Sycamore Street from Garland to the Razorback Greenway
- 12-foot wide shared use paved trail on south side
- Sidewalks on the north side
Poplar Street from Razorback Greenway to College Avenue
- 12-foot wide shared use paved trail the north side from Razorback Greenway to Gregg Ave
- 10-foot wide shared use paved trail on the south side of street from Yates Ave. to Woodland Ave.
- Pavement markings designating a on street bike route that is shared with vehicles (no bike lanes or trail)

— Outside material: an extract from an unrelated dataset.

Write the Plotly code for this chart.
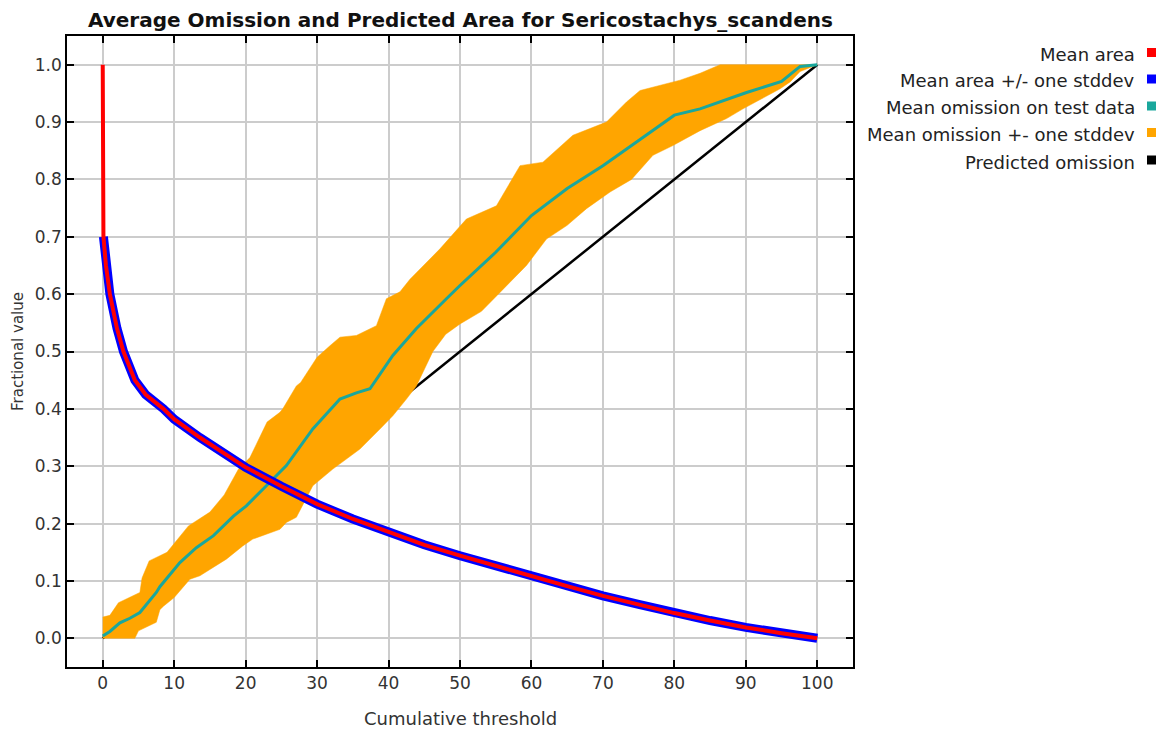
import plotly.graph_objects as go

# ---- data ----
area_x = [0, 0, 0.1, 0.45, 1.0, 2.0, 2.9, 4.5, 6.0, 8.5, 10, 13.6, 17, 20, 25, 30, 35, 40, 45, 50, 55, 60, 65, 70, 75, 80, 85, 90, 95, 100]
area_y = [1.0, 0.76, 0.70, 0.65, 0.60, 0.54, 0.50, 0.45, 0.425, 0.40, 0.382, 0.35, 0.322, 0.298, 0.265, 0.234, 0.208, 0.185, 0.163, 0.144, 0.126, 0.108, 0.091, 0.074, 0.059, 0.044, 0.031, 0.019, 0.009, 0.0]

om_x = [0, 1.0, 2.4, 3.8, 5.2, 7.5, 8.0, 10.8, 13.1, 15.5, 18.3, 20.1, 22.9, 25.7, 29.4, 33.2, 35.5, 37.4, 40.6, 43.9, 48.1, 50, 55, 60, 65, 70, 75, 80, 83.6, 90, 95, 97.6, 100]
om_y = [0.004, 0.012, 0.027, 0.035, 0.045, 0.08, 0.09, 0.132, 0.158, 0.179, 0.213, 0.231, 0.266, 0.301, 0.365, 0.417, 0.428, 0.435, 0.493, 0.54, 0.592, 0.615, 0.673, 0.737, 0.784, 0.824, 0.868, 0.912, 0.923, 0.951, 0.971, 0.997, 1.0]

om_hi_x = [0, 1.0, 2.2, 5.2, 5.5, 6.5, 9, 10, 12, 15, 17, 19, 20.6, 23, 24.8, 25.2, 27.1, 27.7, 30, 31.8, 33.2, 35.5, 38.3, 39.7, 41.6, 43, 47.2, 50.9, 55.1, 58.4, 61.6, 65.8, 70.5, 73.3, 75.2, 80.8, 83.6, 86.4, 100]
om_hi_y = [0.037, 0.04, 0.062, 0.08, 0.105, 0.135, 0.15, 0.165, 0.196, 0.22, 0.25, 0.295, 0.315, 0.377, 0.394, 0.40, 0.44, 0.446, 0.49, 0.51, 0.525, 0.528, 0.545, 0.592, 0.604, 0.626, 0.679, 0.731, 0.754, 0.824, 0.83, 0.877, 0.90, 0.935, 0.955, 0.973, 0.985, 1.0, 1.0]

om_lo_x = [0, 4.5, 5.0, 7.5, 8.0, 8.5, 10, 12.2, 13.6, 15, 17.3, 19.6, 21, 24.8, 25.7, 27.1, 29.4, 32.2, 36, 38.8, 40.6, 42.5, 43.9, 46.2, 48, 50, 53, 55.6, 59.3, 62.1, 65, 67.7, 71, 74, 77, 79.8, 83.6, 87.3, 89.6, 94.8, 96.2, 97.6, 100]
om_lo_y = [0.0, 0.0, 0.013, 0.028, 0.05, 0.056, 0.071, 0.103, 0.109, 0.12, 0.138, 0.161, 0.173, 0.19, 0.202, 0.211, 0.266, 0.295, 0.33, 0.365, 0.388, 0.417, 0.44, 0.50, 0.53, 0.548, 0.57, 0.603, 0.65, 0.696, 0.72, 0.749, 0.778, 0.80, 0.842, 0.859, 0.885, 0.906, 0.923, 0.958, 0.97, 0.988, 1.0]

pred_x = [0, 100]
pred_y = [0, 1]

legend_labels = ["Mean area", "Mean area +/- one stddev", "Mean omission on test data",
                 "Mean omission +- one stddev", "Predicted omission"]
legend_colors = ["#ff0000", "#0000ff", "#1aa79c", "#ffa500", "#000000"]

x_ticks = list(range(0, 101, 10))
y_ticks = [i / 10 for i in range(11)]

FONT = "DejaVu Sans"
OFF = 8  # page body margin in the browser

fig = go.Figure()

# predicted omission (bottom layer)
fig.add_trace(go.Scatter(x=pred_x, y=pred_y, mode="lines",
                         line=dict(color="#000000", width=2.5), hoverinfo="skip"))
# omission band (closed polygon from upper and lower bounds)
band_x = om_hi_x + om_lo_x[::-1]
band_y = om_hi_y + om_lo_y[::-1]
fig.add_trace(go.Scatter(x=band_x, y=band_y, mode="lines", fill="toself",
                         fillcolor="#ffa500", line=dict(color="#ffa500", width=0.5),
                         hoverinfo="skip"))
# mean omission
fig.add_trace(go.Scatter(x=om_x, y=om_y, mode="lines",
                         line=dict(color="#1aa79c", width=3), hoverinfo="skip"))
# mean area +/- stddev (blue band drawn as thick stroke)
fig.add_trace(go.Scatter(x=area_x[2:], y=area_y[2:], mode="lines",
                         line=dict(color="#0000ff", width=9), hoverinfo="skip"))
# mean area
fig.add_trace(go.Scatter(x=area_x, y=area_y, mode="lines",
                         line=dict(color="#ff0000", width=4), hoverinfo="skip"))

# plot-area edges in reference pixel coordinates
PL, PR, PT, PB = 67, 853, 36, 667
FW, FH = 1166, 729
L, R, T, B = PL - OFF, FW - (PR - OFF), PT - OFF, FH - (PB - OFF)
W, H = PR - PL, PB - PT

def px2paper_x(px):
    return (px - PL) / W

def px2paper_y(py):
    return (PB - py) / H

row_py = [52.5, 79, 106, 132.5, 160]
annotations = []
shapes = []
for lab, col, py in zip(legend_labels, legend_colors, row_py):
    annotations.append(dict(x=px2paper_x(1137), y=px2paper_y(py + 2), xref="paper", yref="paper",
                            text=lab, showarrow=False, xanchor="right", yanchor="middle",
                            font=dict(family=FONT, size=18, color="#222222")))
    shapes.append(dict(type="rect", xref="paper", yref="paper",
                       x0=px2paper_x(1147), x1=px2paper_x(1156),
                       y0=px2paper_y(py + 4.5), y1=px2paper_y(py - 4.5),
                       fillcolor=col, line=dict(width=0)))

# title and axis titles as text placed in paper space
annotations.append(dict(x=px2paper_x(460), y=px2paper_y(20), xref="paper", yref="paper",
                        text="<b>Average Omission and Predicted Area for Sericostachys_scandens</b>",
                        showarrow=False, xanchor="center", yanchor="middle", borderpad=0,
                        font=dict(family=FONT, size=20, color="#111111")))
annotations.append(dict(x=px2paper_x(460), y=px2paper_y(718), xref="paper", yref="paper",
                        text="Cumulative threshold", showarrow=False,
                        xanchor="center", yanchor="middle",
                        font=dict(family=FONT, size=18, color="#333333")))
annotations.append(dict(x=px2paper_x(18), y=px2paper_y(352), xref="paper", yref="paper",
                        text="Fractional value", showarrow=False, textangle=-90,
                        xanchor="center", yanchor="middle",
                        font=dict(family=FONT, size=15, color="#333333")))

axis_common = dict(showline=True, linecolor="#000000", linewidth=1.5, mirror="ticks",
                   ticks="inside", ticklen=7, tickwidth=1.5, tickcolor="#000000",
                   showgrid=True, gridcolor="#cccccc", gridwidth=1.5, zeroline=False,
                   automargin=False,
                   tickfont=dict(family=FONT, size=17, color="#333333"))

fig.update_layout(
    width=FW, height=FH,
    margin=dict(l=L, r=R, t=T, b=B, autoexpand=False),
    paper_bgcolor="#ffffff", plot_bgcolor="#ffffff",
    showlegend=False,
    xaxis=dict(range=[-5, 105], tickvals=x_ticks, ticktext=[str(v) for v in x_ticks],
               **axis_common),
    yaxis=dict(range=[-0.05, 1.05], tickvals=y_ticks, ticktext=[f"{v:.1f}" for v in y_ticks],
               **axis_common),
    annotations=annotations,
    shapes=shapes,
)

fig.write_html("out.html")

- Enhanced crossing of Sycamore St to access Gregory Park
Why is It Important?
Issues on this corridor are varied, and include traffic congestion at I-49, lack of pedestrian and bicycle facilities, drainage issues and congestion issues between Garland Avenue and Leverett Avenue, and an over-built section that could be reconfigured to three lanes with better bicycle and pedestrian facilities.
How will it be funded?
Design and construction of the Midtown Trail Corridor will be partially funded with bond monies approved by the votes in April, 2019
What is the Current Status?
Public comment is on-going through through Speak up Fayetteville and review from the City Council's Transportation Committee.
Olsson is currently working on the 90% design plans for sections of the overall project. Portions of the project design are expected to be completed and ready for construction by late 2021.